For many indie developers and media agencies, the best model is flexible. Use pay-as-you-go as the default for broad access and experimentation. Add fixed plans only when a specific tool becomes essential and consistently used.


Building a practical AI budget policy


Even small teams should create a simple AI budget policy. It does not need to be complicated. The goal is to prevent silent overspending and make usage intentional.


A practical policy can include:

  • monthly AI budget range
  • preferred model tiers for different tasks
  • rules for premium model use
  • project or client tagging
  • review of unused subscriptions
  • prompt templates to reduce waste
  • output quality checklist
  • monthly usage review

Indie developers can do this alone with a simple spreadsheet or dashboard. Agencies can make it part of operations. The key is to treat AI spend as a manageable production cost, not a random set of subscriptions.


A pay-as-you-go model makes this easier because the cost is visible at the task level. When users understand what they consume, they can optimize.

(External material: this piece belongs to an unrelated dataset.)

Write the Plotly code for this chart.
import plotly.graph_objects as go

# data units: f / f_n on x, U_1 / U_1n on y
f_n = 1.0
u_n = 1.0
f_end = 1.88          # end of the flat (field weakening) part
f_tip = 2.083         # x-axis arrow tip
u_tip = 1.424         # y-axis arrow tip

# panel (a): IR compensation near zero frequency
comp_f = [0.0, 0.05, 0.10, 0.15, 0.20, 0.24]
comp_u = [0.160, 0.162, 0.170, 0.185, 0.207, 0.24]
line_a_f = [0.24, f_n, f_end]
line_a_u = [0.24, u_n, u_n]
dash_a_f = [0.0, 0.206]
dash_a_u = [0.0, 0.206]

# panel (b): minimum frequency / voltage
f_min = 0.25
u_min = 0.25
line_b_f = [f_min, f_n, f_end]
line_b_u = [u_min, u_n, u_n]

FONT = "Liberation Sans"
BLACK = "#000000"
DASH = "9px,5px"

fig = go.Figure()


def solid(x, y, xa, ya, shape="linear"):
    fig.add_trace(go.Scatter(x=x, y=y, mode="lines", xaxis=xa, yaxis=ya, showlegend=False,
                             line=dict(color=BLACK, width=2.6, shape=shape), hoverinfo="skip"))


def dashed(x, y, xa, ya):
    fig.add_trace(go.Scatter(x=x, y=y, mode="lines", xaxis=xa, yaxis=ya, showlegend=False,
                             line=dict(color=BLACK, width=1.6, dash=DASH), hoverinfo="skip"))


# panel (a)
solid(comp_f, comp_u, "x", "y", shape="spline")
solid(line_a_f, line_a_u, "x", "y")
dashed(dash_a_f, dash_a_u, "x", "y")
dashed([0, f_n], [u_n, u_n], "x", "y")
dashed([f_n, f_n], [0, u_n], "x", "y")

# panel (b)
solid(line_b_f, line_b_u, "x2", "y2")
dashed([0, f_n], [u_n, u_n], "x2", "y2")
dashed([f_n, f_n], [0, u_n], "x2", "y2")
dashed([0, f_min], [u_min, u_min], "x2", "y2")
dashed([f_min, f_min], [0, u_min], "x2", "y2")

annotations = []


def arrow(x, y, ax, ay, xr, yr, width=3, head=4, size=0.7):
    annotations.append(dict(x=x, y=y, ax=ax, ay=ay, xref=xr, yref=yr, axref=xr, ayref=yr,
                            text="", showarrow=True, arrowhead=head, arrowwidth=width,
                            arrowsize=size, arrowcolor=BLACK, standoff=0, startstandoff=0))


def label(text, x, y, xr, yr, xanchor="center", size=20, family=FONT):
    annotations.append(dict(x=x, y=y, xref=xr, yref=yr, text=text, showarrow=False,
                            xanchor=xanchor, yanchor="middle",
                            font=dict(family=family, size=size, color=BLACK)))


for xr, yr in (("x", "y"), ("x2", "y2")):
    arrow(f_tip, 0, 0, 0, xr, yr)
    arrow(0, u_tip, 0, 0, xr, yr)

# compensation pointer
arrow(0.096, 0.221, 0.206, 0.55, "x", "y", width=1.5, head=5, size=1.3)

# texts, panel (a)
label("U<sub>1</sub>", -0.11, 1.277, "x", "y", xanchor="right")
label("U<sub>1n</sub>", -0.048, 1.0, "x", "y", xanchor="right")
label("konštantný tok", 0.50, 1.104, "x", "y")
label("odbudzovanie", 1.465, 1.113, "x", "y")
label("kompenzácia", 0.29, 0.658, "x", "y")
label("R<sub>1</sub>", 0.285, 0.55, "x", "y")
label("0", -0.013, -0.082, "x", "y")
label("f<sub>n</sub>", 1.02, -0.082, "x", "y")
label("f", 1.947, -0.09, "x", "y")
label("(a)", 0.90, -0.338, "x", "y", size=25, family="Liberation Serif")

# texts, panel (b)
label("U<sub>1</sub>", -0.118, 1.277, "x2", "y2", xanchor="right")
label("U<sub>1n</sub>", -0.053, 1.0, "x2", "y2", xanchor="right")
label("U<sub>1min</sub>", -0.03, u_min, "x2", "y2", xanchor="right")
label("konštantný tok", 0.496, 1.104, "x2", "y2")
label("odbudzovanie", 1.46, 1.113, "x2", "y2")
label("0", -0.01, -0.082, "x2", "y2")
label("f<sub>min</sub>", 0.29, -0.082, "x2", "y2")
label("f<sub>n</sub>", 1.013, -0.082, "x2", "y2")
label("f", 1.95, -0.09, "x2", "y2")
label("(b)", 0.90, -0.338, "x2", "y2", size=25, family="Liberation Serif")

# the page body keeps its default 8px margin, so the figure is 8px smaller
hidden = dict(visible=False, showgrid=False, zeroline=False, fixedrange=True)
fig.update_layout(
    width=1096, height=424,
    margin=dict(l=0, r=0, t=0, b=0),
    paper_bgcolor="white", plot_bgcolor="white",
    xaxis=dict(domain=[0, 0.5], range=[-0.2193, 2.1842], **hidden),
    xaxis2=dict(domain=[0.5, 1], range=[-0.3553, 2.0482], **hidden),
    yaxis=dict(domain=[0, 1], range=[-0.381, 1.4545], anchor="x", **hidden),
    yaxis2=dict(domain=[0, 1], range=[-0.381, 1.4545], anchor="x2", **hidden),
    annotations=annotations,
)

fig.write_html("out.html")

Conclusion: flexible AI spend is a strategic advantage


AI is now a real operating cost for developers and agencies. The question is not whether to use AI, but how to use it in a financially intelligent way. Fixed subscriptions are easy to start with, but they can create waste when workloads vary, tools overlap, and model needs change from task to task.

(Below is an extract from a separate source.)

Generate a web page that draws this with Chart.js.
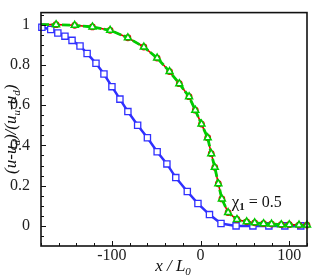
<!DOCTYPE html>
<html>
<head>
<meta charset="utf-8">
<script src="https://cdn.jsdelivr.net/npm/chart.js@4/dist/chart.umd.min.js"></script>
<style>
  html, body { margin: 0; padding: 0; background: #fff; }
  #chart { display: block; }
</style>
</head>
<body>
<canvas id="chart" width="315" height="280"></canvas>
<script>
// data
var blueX = [-179, -169, -161, -153, -145, -136, -128, -118, -109, -100, -91, -82, -71, -60, -49, -38, -28, -15, -3, 10, 23, 40, 59, 77, 95, 113];
var blueY = [0.987, 0.976, 0.959, 0.943, 0.922, 0.894, 0.857, 0.808, 0.755, 0.692, 0.630, 0.568, 0.500, 0.438, 0.368, 0.308, 0.240, 0.171, 0.111, 0.056, 0.012, 0.0, 0.0, 0.0, 0.0, 0.0];

var greenX = [-180, -163, -142, -122, -102, -82, -64, -49, -35, -24, -13, -6, 1, 8, 12, 16, 20, 24, 31, 41, 52, 61, 71, 80, 91, 100, 111, 120];
var greenY = [1.0, 1.0, 0.997, 0.989, 0.972, 0.935, 0.889, 0.834, 0.767, 0.707, 0.642, 0.575, 0.506, 0.438, 0.359, 0.291, 0.210, 0.134, 0.066, 0.032, 0.020, 0.015, 0.011, 0.009, 0.006, 0.006, 0.004, 0.004];

var xTicks = [-100, 0, 100];
var yTicks = [0, 0.2, 0.4, 0.6, 0.8, 1];
var yTickText = ['0', '0.2', '0.4', '0.6', '0.8', '1'];

function pts(xs, ys) {
  return xs.map(function(x, i) { return { x: x, y: ys[i] }; });
}

var serif = "'Liberation Serif', 'Times New Roman', serif";

// frame, inward ticks, titles and the label
var decor = {
  id: 'decor',
  afterDraw: function(chart) {
    var ctx = chart.ctx;
    var a = chart.chartArea;
    var xs = chart.scales.x, ys = chart.scales.y;
    ctx.save();
    ctx.strokeStyle = '#111';
    ctx.lineWidth = 1;
    // minor/major ticks
    for (var v = -180; v <= 120; v += 20) {
      var px = Math.round(xs.getPixelForValue(v)) + 0.5;
      var len = (v % 100 === 0) ? 5 : 3;
      ctx.beginPath(); ctx.moveTo(px, a.bottom); ctx.lineTo(px, a.bottom - len); ctx.stroke();
    }
    for (var k = -2; k <= 21; k++) {
      var yv = k * 0.05;
      var py = Math.round(ys.getPixelForValue(yv)) + 0.5;
      if (py < a.top || py > a.bottom) continue;
      var l2 = (k % 4 === 0) ? 5 : 3;
      ctx.beginPath(); ctx.moveTo(a.left, py); ctx.lineTo(a.left + l2, py); ctx.stroke();
    }
    // frame
    ctx.lineWidth = 1.6;
    ctx.strokeRect(a.left, a.top, a.right - a.left, a.bottom - a.top);

    ctx.fillStyle = '#111';
    ctx.textBaseline = 'alphabetic';
    // x title: x / L0
    ctx.font = 'italic 17px ' + serif;
    var xt = 'x / L';
    var w1 = ctx.measureText(xt).width;
    ctx.font = 'italic 11px ' + serif;
    var w2 = ctx.measureText('0').width;
    var sx = (a.left + a.right) / 2 - (w1 + w2) / 2 - 1;
    ctx.font = 'italic 17px ' + serif;
    ctx.fillText(xt, sx, 271);
    ctx.font = 'italic 11px ' + serif;
    ctx.fillText('0', sx + w1, 275);

    // y title: (u-u_d)/(u_u-u_d), rotated
    var parts = [['(u-u', 0], ['d', 1], [')/(u', 0], ['u', 1], ['-u', 0], ['d', 1], [')', 0]];
    var total = 0;
    parts.forEach(function(p) {
      ctx.font = 'italic ' + (p[1] ? 11 : 17) + 'px ' + serif;
      total += ctx.measureText(p[0]).width;
    });
    ctx.translate(16, (a.top + a.bottom) / 2 + total / 2);
    ctx.rotate(-Math.PI / 2);
    var cx = 0;
    parts.forEach(function(p) {
      ctx.font = 'italic ' + (p[1] ? 11 : 17) + 'px ' + serif;
      ctx.fillText(p[0], cx, p[1] ? 4 : 0);
      cx += ctx.measureText(p[0]).width;
    });
    ctx.setTransform(1, 0, 0, 1, 0, 0);

    // chi label
    var lx = xs.getPixelForValue(35), ly = ys.getPixelForValue(0.12) + 5;
    ctx.font = '17px ' + serif;
    ctx.fillText('\u03c7', lx, ly);
    var cw = ctx.measureText('\u03c7').width;
    ctx.font = 'bold 11px ' + serif;
    ctx.fillText('1', lx + cw, ly + 3);
    var ow = ctx.measureText('1').width;
    ctx.font = '16px ' + serif;
    ctx.fillText(' = 0.5', lx + cw + ow, ly);
    ctx.restore();
  }
};

var ctx = document.getElementById('chart').getContext('2d');
var myChart = new Chart(ctx, {
  type: 'scatter',
  data: {
    datasets: [{
      data: pts(greenX, greenY),
      showLine: true,
      borderColor: '#00cc00',
      borderWidth: 2.8,
      borderDash: [8, 2.5],
      pointStyle: 'triangle',
      pointRadius: function(c) { return c.dataIndex === 0 ? 0 : 4; },
      pointBorderColor: '#00cc00',
      pointBackgroundColor: '#fff',
      pointBorderWidth: 1.5
    }, {
      data: pts(greenX, greenY),
      showLine: true,
      borderColor: '#e00000',
      borderWidth: 1.6,
      pointStyle: 'circle',
      pointRadius: function(c) { return c.dataIndex === 0 ? 0 : 2.8; },
      pointBorderColor: '#e00000',
      pointBackgroundColor: '#fff',
      pointBorderWidth: 1.2
    }, {
      data: pts(blueX, blueY),
      showLine: true,
      borderColor: '#3030ff',
      borderWidth: 2.5,
      pointStyle: 'rect',
      pointRadius: 4.4,
      pointBorderColor: '#3030ff',
      pointBackgroundColor: '#fff',
      pointBorderWidth: 1.3
    }]
  },
  options: {
    responsive: false,
    animation: false,
    clip: false,
    layout: { padding: { left: 0, top: 8, right: 8, bottom: 0 } },
    plugins: { legend: { display: false }, tooltip: { enabled: false } },
    scales: {
      x: {
        type: 'linear',
        min: -180,
        max: 120,
        grid: { display: false },
        border: { display: false },
        afterBuildTicks: function(s) { s.ticks = xTicks.map(function(v) { return { value: v }; }); },
        afterFit: function(s) { s.height = 34; },
        ticks: {
          color: '#222',
          padding: -8,
          maxRotation: 0,
          font: { family: serif, size: 16 },
          callback: function(v) { return String(v); }
        }
      },
      y: {
        type: 'linear',
        min: -0.1,
        max: 1.06,
        grid: { display: false },
        border: { display: false },
        afterBuildTicks: function(s) { s.ticks = yTicks.map(function(v) { return { value: v }; }); },
        afterFit: function(s) { s.width = 41; },
        ticks: {
          color: '#222',
          padding: 3,
          font: { family: serif, size: 16 },
          callback: function(v) { return yTickText[yTicks.indexOf(v)]; }
        }
      }
    }
  },
  plugins: [decor]
});
</script>
</body>
</html>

Pay-as-you-go AI gives users more control. It aligns cost with actual usage, supports access to multiple models, reduces subscription stacking, and makes experimentation less risky. For indie developers, it protects runway. For media agencies, it connects AI spend to client workload and project profitability.


The smartest strategy is not to avoid subscriptions entirely. It is to stop paying for unused capacity. Use fixed plans only where they are justified by consistent value. Use pay-as-you-go access where flexibility, model variety, and cost visibility matter most.


In a multi-model AI world, financial efficiency comes from matching the right task to the right model at the right cost.